SET GLOBAL sql_mode='WARNING_FOR_NON_PK_CREATE_TABLE';
[24 Jun 2013 20:03] MySQL Verification Team
Thank you for the bug report.
[30 Oct 2015 8:35] Daniël van Eeden
updated version, tags
[31 Oct 2015 20:53] Ovais Tariq
As noted here not having a primary key can have performance implications at enough concurrency:
https://www.percona.com/blog/2013/10/18/innodb-scalability-issues-tables-without-primary-k...

It would be great to have MySQL generate a warning when tables are created without Primary Keys
[6 May 2016 13:07] Simon Mudd
I think it should be more than that. MySQL should optionally FORCE this.
See: http://blog.wl0.org/2016/05/lossless-rbr-for-mysql-8-0/

So maybe 3 states: do nothing, generate warning , generate error, and by default in 8.0+ make the behaviour generate an error.
[6 May 2016 13:24] Simon Mudd
One final thought. sql_modes cause all sorts of confusion and pain. It would seem better to me to have a new global variable which controls this behaviour.

In a replicated environment preventing this on a master should prevent it getting downstream to the slaves, so the configuration on the slave should not necessarily _need_ to be as strict.
[21 Dec 2016 8:27] Daniël van Eeden
Note that group replication requires primary keys (or a non-nullable unique key).

http://lefred.be/content/mysql-group-replication-and-table-design/
[22 Jun 2017 13:54] Jean-François Gagné
Related: Bug#69845.
[12 Apr 2018 10:30] Daniël van Eeden
I wrote a MySQL audit plugin to prevent creation of tables without primary key:
https://github.com/dveeden/mysql-enforcepk
[10 Jul 2018 18:02] Paul DuBois
Posted by developer:
 
Fixed in 8.0.13.

The new sql_require_primary_key system variable makes it possible to
have statements that create new tables or alter the structure of
existing tables enforce the requirement that tables have a primary
key. Enabling this variable helps avoid performance problems in
row-based replication that can occur when tables have no primary key.
Suppose that a table has no primary key and an update or delete
modifies multiple rows. On the master server, this operation can be
performed using a single table scan but, when replicated using
row-based replication, results in a table scan for each row to be
modified on the slave. With a primary key, these table scans do not
occur.
[5 Nov 2018 8:43] Ye Jinrong
suggest this feature do more thing.
force the primary key data type must be int or bigint, can not be varchar/char/uuid and so on.
[7 Nov 2018 11:49] Simon Mudd
Ye Jinrong: I do not agree with your suggested improvement.

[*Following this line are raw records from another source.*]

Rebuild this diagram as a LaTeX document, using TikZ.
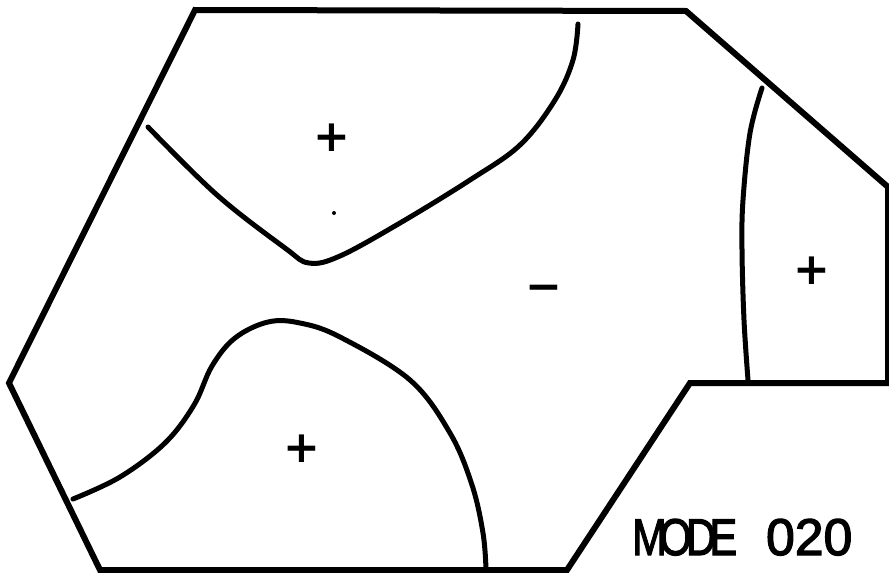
\documentclass[tikz,border=0pt]{standalone}
\usepackage{fontspec}
\setmainfont{Liberation Sans}
\newfontfamily\signfont{DejaVu Sans}
\newfontfamily\titlefont[FakeBold=2.5]{Liberation Sans}
\begin{document}
\begin{tikzpicture}[x=1pt,y=-1pt,
  outline/.style={line width=6pt,line join=miter},
  contour/.style={line width=5pt,line cap=round,line join=round},
  sign/.style={font=\signfont\bfseries\fontsize{44}{44}\selectfont,inner sep=0pt},
  title/.style={font=\titlefont\fontsize{51.7}{52}\selectfont,inner sep=0pt,anchor=base west}]
\useasboundingbox (0,0) rectangle (889,573);
% outline
\draw[outline] (195,10) -- (686,11) -- (888,187) -- (888,383) -- (690,383)
  -- (567,570) -- (100,570) -- (9,383) -- cycle;
% upper-left contour
\draw[contour] plot[smooth,tension=0.6] coordinates {(148,127) (217,195) (285,248) (309,263) (340,256) (400,223) (470,180) (520,145) (555,100) (573,60) (578,24)};
% lower contour
\draw[contour] plot[smooth,tension=0.6] coordinates {(73,499) (120,477) (165,443) (194,405) (212,366) (235,338) (268,322) (300,323) (340,337) (410,380) (450,433) (472,485) (483,533) (486,569)};
% right contour
\draw[contour] plot[smooth,tension=0.6] coordinates {(762,88) (750,133) (743,200) (742,250) (744,320) (748,380)};
% dot
\fill (334,213) circle (2);
% signs
\node[sign] (p1) at (332,138) {+};
\node[sign] (p2) at (302,449) {+};
\node[sign] (p3) at (812,271) {+};
\node[sign,anchor=base] (m1) at (544,301) {−};
% title
\node[title] (t) at (632,555) {\scalebox{0.8}[1]{M\kern-9pt O\kern-7pt D\kern-8pt E}\hspace{29pt}020};
\end{tikzpicture}
\end{document}
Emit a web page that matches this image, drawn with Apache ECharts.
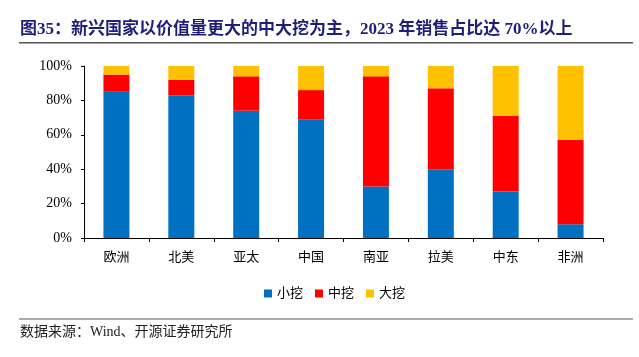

It may be better to have integer type primary keys but they are not necessary for the cases where issues may occur (e.g. RBR replication changing rows where there's no PK on the slave). Having a unique primary key is sufficient. There may be reasons why you need to have a non-id based primary key and making this behaviour as strict as you suggest may cause various issues on many systems.
[2 Sep 2020 15:06] Eddy Ng
Could the R&D port this parameter to mysql 5.7?
[3 Sep 2020 8:43] Simon Mudd
Porting the parameter to 5.7 is one option, but the other might be to optionally not enforce it on 8.0 if the data is coming from replication of an upstream 5.7 server where this setting does not exist or an 8.0 box where the setting does not apply.

I have been running 5.7 masters with 8.0 slaves prior to upgrading the master (and while testing the 8.0 versions) and during that time multiple 8.0 slaves have had replication break due to the new stricter setting on the master vs the upstream server.

Running a 5.7 + 8.0 combination cluster may not be typical but it often happens during the upgrade process so it's unfortunate in those situations to break the 8.0 slave because it's too strict.

So I'd be tempted to modify 8.0 only to provide a way to optionally exclude the strict behaviour from a laxer upstream master (which might not have the sql_require_primary_key set or that setting might not even exist [5.7]).